A Visit From My Republican Parents

    I'm a queer performance artist; my parents are hooked on Fox News and Rush Limbaugh. But we love each other.

    My parents are Republicans. Like, actual Republicans. They live in Carmel, Indiana, an upper-middle-class suburb of Indianapolis. They have a riding lawnmower and a "Romney 2012" sticker on their SUV. My mother has done extensive volunteer work for the Republican Party and does not believe in global warming. Fox News is constantly blaring on an enormous television in the center of their house. In the rooms where the booming subwoofers don't quite reach, my mother has radios dialed in to Rush Limbaugh.

    Friends are shocked when I tell them this. I'm a publicly queer, tattooed socialist. I make my living writing and creating political performance art. People assume my parents and I must not be able to talk to one another, but that's not true.

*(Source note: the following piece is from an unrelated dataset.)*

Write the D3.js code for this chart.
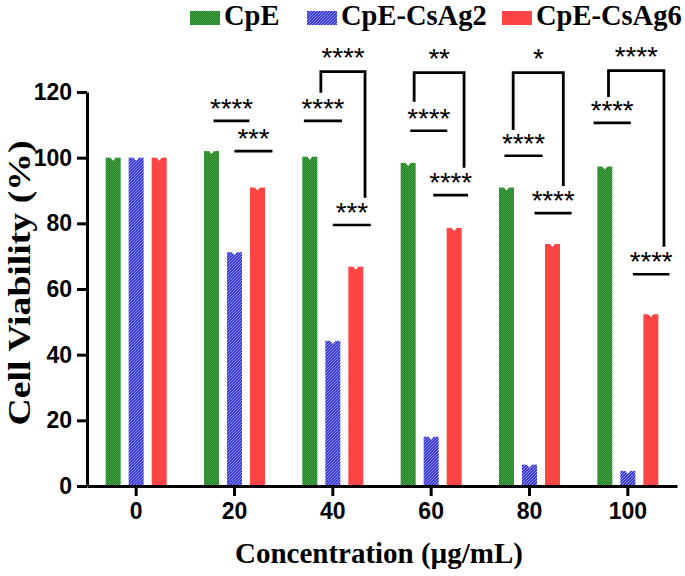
<!DOCTYPE html>
<html>
<head>
<meta charset="utf-8">
<script src="https://cdn.jsdelivr.net/npm/d3@7"></script>
<style>
body { margin: 0; background: #fff; }
</style>
</head>
<body>
<svg id="chart" width="685" height="576"></svg>
<script>
// data
var concentrations = ["0", "20", "40", "60", "80", "100"];
var seriesNames = ["CpE", "CpE-CsAg2", "CpE-CsAg6"];
var cpe = [100, 102.0, 100.3, 98.4, 90.9, 97.3];
var cpeCsAg2 = [100, 71.2, 44.2, 15.0, 6.5, 4.6];
var cpeCsAg6 = [100, 90.9, 66.8, 78.6, 73.7, 52.3];
var yTicks = [0, 20, 40, 60, 80, 100, 120];

// simple significance lines: group, from slot, to slot, level, stars
var pairLines = [
  ["20", 0.09, 1.65, 111.2, "****"],
  ["20", 1.0, 2.65, 102.0, "***"],
  ["40", -0.26, 1.4, 111.2, "****"],
  ["40", 1.0, 2.65, 79.5, "***"],
  ["60", 0.09, 1.7, 108.2, "****"],
  ["60", 1.09, 2.6, 88.6, "****"],
  ["80", -0.09, 1.57, 100.6, "****"],
  ["80", 1.22, 2.83, 83.1, "****"],
  ["100", -0.49, 1.13, 110.6, "****"],
  ["100", 1.22, 2.81, 64.5, "****"]
];
// CpE vs CpE-CsAg6 brackets: group, left slot, right slot, top, left end, right end, stars
var brackets = [
  ["40", 0.48, 2.4, 126.2, 119.8, 87.8, "****"],
  ["60", 0.26, 2.43, 125.9, 117.0, 96.9, "**"],
  ["80", 0.29, 2.47, 125.9, 108.4, 91.4, "*"],
  ["100", 0.16, 2.57, 126.5, 118.5, 72.9, "****"]
];

var svg = d3.select("#chart");
var seriesValues = [cpe, cpeCsAg2, cpeCsAg6];

// patterns for the bar fills
var defs = svg.append("defs");
var pg = defs.append("pattern").attr("id", "pGreen")
  .attr("patternUnits", "userSpaceOnUse").attr("width", 2).attr("height", 2);
pg.append("rect").attr("width", 2).attr("height", 2).attr("fill", "#1e7d1e");
pg.append("rect").attr("width", 1).attr("height", 1).attr("fill", "#4aa64a");
pg.append("rect").attr("x", 1).attr("y", 1).attr("width", 1).attr("height", 1).attr("fill", "#4aa64a");

var pb = defs.append("pattern").attr("id", "pBlue")
  .attr("patternUnits", "userSpaceOnUse").attr("width", 3).attr("height", 3);
pb.append("rect").attr("width", 3).attr("height", 3).attr("fill", "#3535dc");
pb.append("path").attr("d", "M0,3 L3,0").attr("stroke", "#9a9af2").attr("stroke-width", 1);

var fills = ["url(#pGreen)", "url(#pBlue)", "#ff4444"];

var x = d3.scaleBand().domain(concentrations).range([87, 677]);
var slot = d3.scaleLinear().domain([0, 2]).range([-23, 23]);
var y = d3.scaleLinear().domain([0, 120]).range([486, 92]);
var barW = 15;

// bars
seriesNames.forEach(function(name, si) {
  var g = svg.append("g");
  var rows = concentrations.map(function(c, i) { return {c: c, v: seriesValues[si][i]}; });
  g.selectAll("rect").data(rows).enter().append("rect")
    .attr("x", function(d) { return x(d.c) + x.bandwidth() / 2 + slot(si) - barW / 2; })
    .attr("y", function(d) { return y(d.v); })
    .attr("width", barW)
    .attr("height", function(d) { return y(0) - y(d.v); })
    .attr("fill", fills[si]);
  // tiny white error cap notch
  g.selectAll("path").data(rows).enter().append("path")
    .attr("d", function(d) {
      var cx = x(d.c) + x.bandwidth() / 2 + slot(si), t = y(d.v);
      return "M" + (cx - 3) + "," + (t - 0.5) + "L" + (cx + 3) + "," + (t - 0.5) + "L" + cx + "," + (t + 3) + "Z";
    })
    .attr("fill", "#fff");
});

// axes
var yAxis = svg.append("g").attr("transform", "translate(87,0)")
  .call(d3.axisLeft(y).tickValues(yTicks).tickSize(10).tickSizeOuter(0).tickPadding(5));
var xAxis = svg.append("g").attr("transform", "translate(0,486)")
  .call(d3.axisBottom(x).tickSize(10).tickSizeOuter(0).tickPadding(7));
[yAxis, xAxis].forEach(function(a) {
  a.selectAll("path, line").attr("stroke", "#000").attr("stroke-width", 3);
  a.selectAll("text").attr("fill", "#000")
    .style("font-family", "'Liberation Sans', Arial, sans-serif")
    .style("font-weight", "bold").style("font-size", "23px");
});

// axis titles
svg.append("text")
  .attr("x", 379).attr("y", 563)
  .attr("text-anchor", "middle")
  .attr("textLength", 288).attr("lengthAdjust", "spacingAndGlyphs")
  .style("font-family", "'Liberation Serif', 'Times New Roman', serif")
  .style("font-weight", "bold").style("font-size", "28.5px")
  .text("Concentration (\u00b5g/mL)");
svg.append("text")
  .attr("transform", "translate(30,283) rotate(-90)")
  .attr("text-anchor", "middle")
  .attr("textLength", 285).attr("lengthAdjust", "spacingAndGlyphs")
  .style("font-family", "'Liberation Serif', 'Times New Roman', serif")
  .style("font-weight", "bold").style("font-size", "32px")
  .text("Cell Viability (%)");

// significance marks
function gx(c, s) { return x(c) + x.bandwidth() / 2 + slot(s) - slot(1); }
function stars(cx, ly, label) {
  svg.append("text")
    .attr("x", cx).attr("y", ly + 6.5)
    .attr("text-anchor", "middle")
    .style("font-family", "'Liberation Sans', Arial, sans-serif")
    .style("font-size", "28px").style("letter-spacing", "-0.2px")
    .text(label);
}
pairLines.forEach(function(p) {
  var x1 = gx(p[0], p[1]), x2 = gx(p[0], p[2]), ly = y(p[3]);
  svg.append("line").attr("x1", x1).attr("x2", x2).attr("y1", ly).attr("y2", ly)
    .attr("stroke", "#000").attr("stroke-width", 2.6);
  stars((x1 + x2) / 2, ly - 9.5, p[4]);
});
brackets.forEach(function(b) {
  var x1 = gx(b[0], b[1]), x2 = gx(b[0], b[2]);
  svg.append("path")
    .attr("d", "M" + x1 + "," + y(b[4]) + "V" + y(b[3]) + "H" + x2 + "V" + y(b[5]))
    .attr("fill", "none").attr("stroke", "#000").attr("stroke-width", 2.8);
  stars((x1 + x2) / 2, y(b[3]) - 11, b[6]);
});

// legend
var legendX = [190, 307, 502];
seriesNames.forEach(function(name, si) {
  svg.append("rect").attr("x", legendX[si]).attr("y", 11).attr("width", 30).attr("height", 14)
    .attr("fill", fills[si]);
  svg.append("text").attr("x", legendX[si] + 34).attr("y", 25)
    .style("font-family", "'Liberation Serif', 'Times New Roman', serif")
    .style("font-weight", "bold").style("font-size", "28.5px")
    .text(name);
});
</script>
</body>
</html>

I love my mom, and we talk all the time. We generally avoid outright politics, but I tell her about my performances and publications, and we talk about things like cooking and yoga.

    My father is more challenging. When I was a kid, he went on a business trip to San Francisco. When we asked how he liked it, he shuddered and said it was full of "weirdos." Later, my brother told me that when he said "weirdos," he really meant "gays."

    In Carmel, where I spent my adolescence, the consensus was that people like me were freaks, that I must be evil and/or stupid. When I grew up, I moved to Cambridge, Massachusetts. Here, I am not a freak. Here, people regularly ask what pronouns you prefer.

    Last week, my parents came to visit me. The first night they were in town, we went out to dinner. After they'd each had a martini, I asked my mom how we'd managed to keep our relationship so strong when we had such divergent beliefs and lifestyles. She effusively (she tends to get effusive when tipsy) thanked me for not cutting her out of my life completely. "Most people as liberal as you think we're all evil and stupid."

    "That's true," I said. "And most people as conservative as you would think I was evil and stupid. So, how do we do it?"

    She thought, and after a while, said, "Well, we love each other, so you know I'm not evil and I know you're not stupid."

    We hugged, warm from wine, martinis, and the feeling that parent-child love transcends politics. But it wasn't that easy.

    After two nights in Cambridge, we took an overnight trip to Kennebunkport (my parents somehow managed to find the only hardcore Republican beach village in New England). We sat in a restaurant with multiple framed pictures of both Bush presidents on the walls, including a parody of the Obama "HOPE" poster that featured a Shepard Fairey–esque rendition of Dubya's face above the words "MISS ME YET?" We all ordered different configurations of lobster, and I decided to explicitly ask my parents, for the first time ever, about their stance on marriage equality.

    My mother said she wasn't sure, that she had to think about it more. My father, an accomplished ex-litigator, said, "Marriage equality? So, are polygamists in Utah equal too?"

    Though I probably shouldn't have been, I was shocked that these words were coming out of his mouth.

    The debate became heated and dragged on. When my father finally went to the bathroom, I turned to my mother. "What if I want to marry a woman?" I asked. She flinched, but it seemed like it was more out of a desire to avoid confrontation than disgust over the matrimonial prospects of her queer child. After a while, she took a performative breath, looked at me in the eye and said, flatly, "I'll support you no matter what. You know that."

    The rest of the visit was strained. Blueberry pie was eaten in awkward silence. I sat in the back of their rental car on the return drive to Cambridge, detached and absorbed in my laptop. My father and mother pointed out the sights. "That's definitely a 'cove,' there." "Do you think there're moose?" "This is very New England." I offered only the most laconic oral responses. "Hmm." "Dunno." "Yeah." I felt like a teenager.

    My family has always tried to soften the discomfort of unsettled arguments by pretending they never happened. That night, before my parents went back to their hotel, my dad was in the type of overly high spirits he saves for occasions like these. He suggested we go out and have one more drink. I knew he wanted us all to get drunk so we could laugh together about something safe. I told him I had to go home because I was trying to cut back on drinking. He smiled and nodded, but his eyes looked absolutely crushed.

    I used to cry when my dad would leave on business trips. He read me "Paradise Lost" and Shakespeare's sonnets before I was old enough to walk. He's one of the reasons I became a writer. I know that he loves me and wants me to be happy. He's just lived for 60 years inundated with certain messages about queer people and cannot imagine a way I could be happy living as one.

    If I cut my parents out of my life, they would only know me as an abstract entity filtered through Rush Limbaugh and Fox News. As a writer, you learn you can only tell someone something so much. To truly be effective at communicating, you must show them. It is not always easy.

    I do not think my father is evil and/or stupid. I think his opinion is wrong. I love him anyway. I will not stop.